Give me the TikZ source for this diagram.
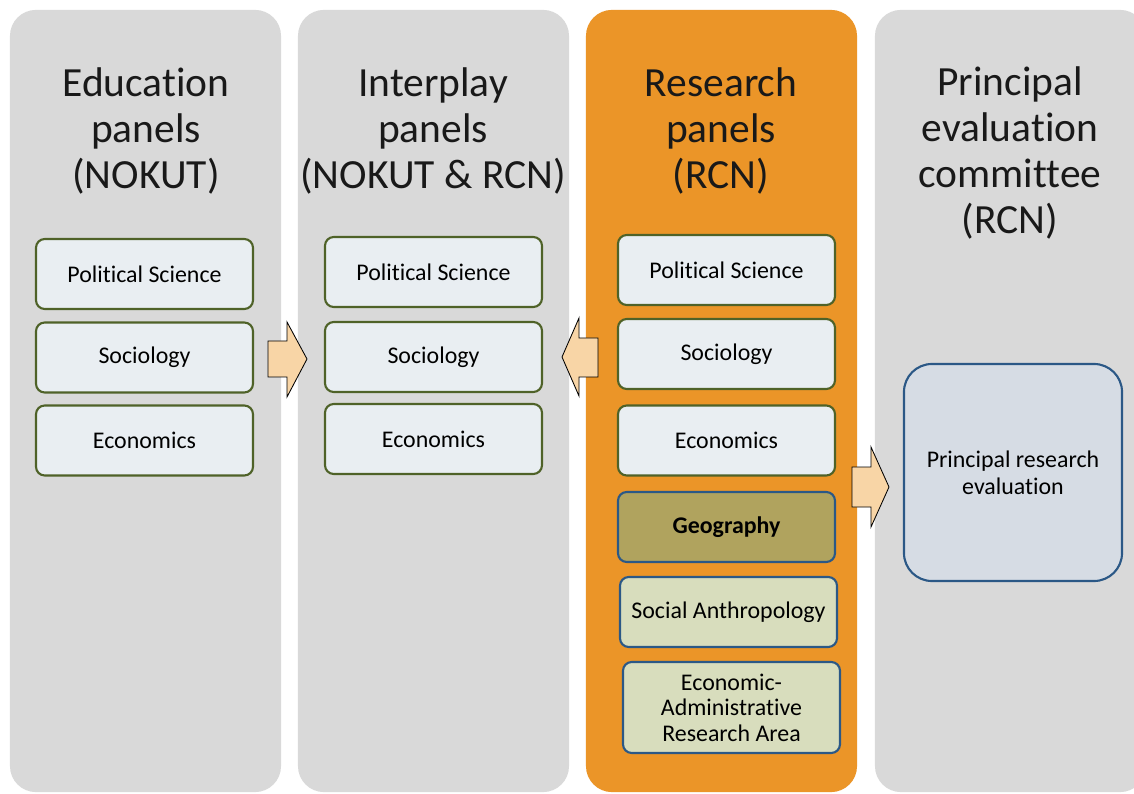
\documentclass[tikz,border=0pt]{standalone}
\usepackage{fontspec}
\setmainfont{Carlito}[Ligatures={NoCommon,NoRequired,NoContextual}]
\definecolor{colgray}{RGB}{217,217,217}
\definecolor{colorange}{RGB}{235,149,40}
\definecolor{boxfill}{RGB}{233,238,242}
\definecolor{boxgreen}{RGB}{79,98,40}
\definecolor{boxblue}{RGB}{43,88,134}
\definecolor{geofill}{RGB}{176,163,94}
\definecolor{lightolive}{RGB}{216,221,189}
\definecolor{evalfill}{RGB}{214,220,228}
\definecolor{peach}{RGB}{248,213,166}
\begin{document}
\begin{tikzpicture}[x=0.025cm,y=-0.025cm,
  column/.style={rounded corners=0.65cm, minimum width=6.775cm, minimum height=19.55cm, inner sep=0pt},
  title/.style={align=center, font=\fontsize{29.5}{32.7}\selectfont, text=black!90},
  panelbox/.style={draw=boxgreen, line width=1.5pt, fill=boxfill, rounded corners=0.22cm,
    minimum width=5.425cm, minimum height=1.75cm, align=center, font=\fontsize{17}{18.2}\selectfont},
  rcnbox/.style={panelbox, draw=boxblue},
  blockarrow/.style={draw=black, fill=peach, line width=0.6pt, line join=miter}]
\useasboundingbox (0,0) rectangle (1134,794);
\clip (0,0) rectangle (1134,794);
\fill[white] (0,0) rectangle (1134,794);

% columns
\node[column, fill=colgray] (edu) at (145.5,401) {};
\node[column, fill=colgray] (inter) at (433.5,401) {};
\node[column, fill=colorange] (res) at (721.5,401) {};
\node[column, fill=colgray] (pec) at (1010.5,401) {};

\node[title] (edutitle) at (146,131) {Education\\panels\\(NOKUT)};
\node[title] (intertitle) at (433,131) {Interplay\\panels\\(NOKUT \& RCN)};
\node[title] (restitle) at (721,131) {Research\\panels\\(RCN)};
\node[title] (pectitle) at (1010,153) {Principal\\evaluation\\committee\\(RCN)};

% education panels
\node[panelbox] (edupol) at (144.5,274) {Political Science};
\node[panelbox] (edusoc) at (144.5,357.5) {Sociology};
\node[panelbox] (eduecon) at (144.5,440.5) {Economics};

% interplay panels
\node[panelbox] (interpol) at (433.5,272) {Political Science};
\node[panelbox] (intersoc) at (433.5,357) {Sociology};
\node[panelbox] (interecon) at (433.5,439) {Economics};

% research panels
\node[panelbox] (respol) at (726.5,270) {Political Science};
\node[panelbox] (ressoc) at (726.5,354) {Sociology};
\node[panelbox] (resecon) at (726.5,440.5) {Economics};
\node[rcnbox, fill=geofill, font=\fontsize{17}{18.2}\selectfont\bfseries] (resgeo) at (726.5,527) {Geography};
\node[rcnbox, fill=lightolive] (resanth) at (728.5,612) {Social Anthropology};
\node[rcnbox, fill=lightolive, minimum height=2.275cm] (resadm) at (731.5,707.5) {Economic-\\Administrative\\Research Area};

% principal evaluation
\node[rcnbox, fill=evalfill, rounded corners=0.7cm, minimum width=5.45cm, minimum height=5.425cm,
  font=\fontsize{17}{19.2}\selectfont] (peceval) at (1013,472.5) {Principal research\\evaluation};

% block arrows
\draw[blockarrow] (268,341) -- (287,341) -- (287,322) -- (307,359) -- (287,397) -- (287,377) -- (268,377) -- cycle;
\draw[blockarrow] (598,338) -- (579,338) -- (579,318) -- (562,357) -- (579,396) -- (579,377) -- (598,377) -- cycle;
\draw[blockarrow] (852,467) -- (871,467) -- (871,447) -- (889,487) -- (871,527) -- (871,507) -- (852,507) -- cycle;
\end{tikzpicture}
\end{document}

━━━

__AIM__:
From the listing, extract all text exactly as given and drop any picture.

__FULL RESPONSE__:
Give me the TikZ source for this diagram.
\documentclass[tikz,border=0pt]{standalone}
\usepackage{fontspec}
\setmainfont{Carlito}[Ligatures={NoCommon,NoRequired,NoContextual}]
\definecolor{colgray}{RGB}{217,217,217}
\definecolor{colorange}{RGB}{235,149,40}
\definecolor{boxfill}{RGB}{233,238,242}
\definecolor{boxgreen}{RGB}{79,98,40}
\definecolor{boxblue}{RGB}{43,88,134}
\definecolor{geofill}{RGB}{176,163,94}
\definecolor{lightolive}{RGB}{216,221,189}
\definecolor{evalfill}{RGB}{214,220,228}
\definecolor{peach}{RGB}{248,213,166}
\begin{document}
\begin{tikzpicture}[x=0.025cm,y=-0.025cm,
  column/.style={rounded corners=0.65cm, minimum width=6.775cm, minimum height=19.55cm, inner sep=0pt},
  title/.style={align=center, font=\fontsize{29.5}{32.7}\selectfont, text=black!90},
  panelbox/.style={draw=boxgreen, line width=1.5pt, fill=boxfill, rounded corners=0.22cm,
    minimum width=5.425cm, minimum height=1.75cm, align=center, font=\fontsize{17}{18.2}\selectfont},
  rcnbox/.style={panelbox, draw=boxblue},
  blockarrow/.style={draw=black, fill=peach, line width=0.6pt, line join=miter}]
\useasboundingbox (0,0) rectangle (1134,794);
\clip (0,0) rectangle (1134,794);
\fill[white] (0,0) rectangle (1134,794);

% columns
\node[column, fill=colgray] (edu) at (145.5,401) {};
\node[column, fill=colgray] (inter) at (433.5,401) {};
\node[column, fill=colorange] (res) at (721.5,401) {};
\node[column, fill=colgray] (pec) at (1010.5,401) {};

\node[title] (edutitle) at (146,131) {Education\\panels\\(NOKUT)};
\node[title] (intertitle) at (433,131) {Interplay\\panels\\(NOKUT \& RCN)};
\node[title] (restitle) at (721,131) {Research\\panels\\(RCN)};
\node[title] (pectitle) at (1010,153) {Principal\\evaluation\\committee\\(RCN)};

% education panels
\node[panelbox] (edupol) at (144.5,274) {Political Science};
\node[panelbox] (edusoc) at (144.5,357.5) {Sociology};
\node[panelbox] (eduecon) at (144.5,440.5) {Economics};

% interplay panels
\node[panelbox] (interpol) at (433.5,272) {Political Science};
\node[panelbox] (intersoc) at (433.5,357) {Sociology};
\node[panelbox] (interecon) at (433.5,439) {Economics};

% research panels
\node[panelbox] (respol) at (726.5,270) {Political Science};
\node[panelbox] (ressoc) at (726.5,354) {Sociology};
\node[panelbox] (resecon) at (726.5,440.5) {Economics};
\node[rcnbox, fill=geofill, font=\fontsize{17}{18.2}\selectfont\bfseries] (resgeo) at (726.5,527) {Geography};
\node[rcnbox, fill=lightolive] (resanth) at (728.5,612) {Social Anthropology};
\node[rcnbox, fill=lightolive, minimum height=2.275cm] (resadm) at (731.5,707.5) {Economic-\\Administrative\\Research Area};

% principal evaluation
\node[rcnbox, fill=evalfill, rounded corners=0.7cm, minimum width=5.45cm, minimum height=5.425cm,
  font=\fontsize{17}{19.2}\selectfont] (peceval) at (1013,472.5) {Principal research\\evaluation};

% block arrows
\draw[blockarrow] (268,341) -- (287,341) -- (287,322) -- (307,359) -- (287,397) -- (287,377) -- (268,377) -- cycle;
\draw[blockarrow] (598,338) -- (579,338) -- (579,318) -- (562,357) -- (579,396) -- (579,377) -- (598,377) -- cycle;
\draw[blockarrow] (852,467) -- (871,467) -- (871,447) -- (889,487) -- (871,527) -- (871,507) -- (852,507) -- cycle;
\end{tikzpicture}
\end{document}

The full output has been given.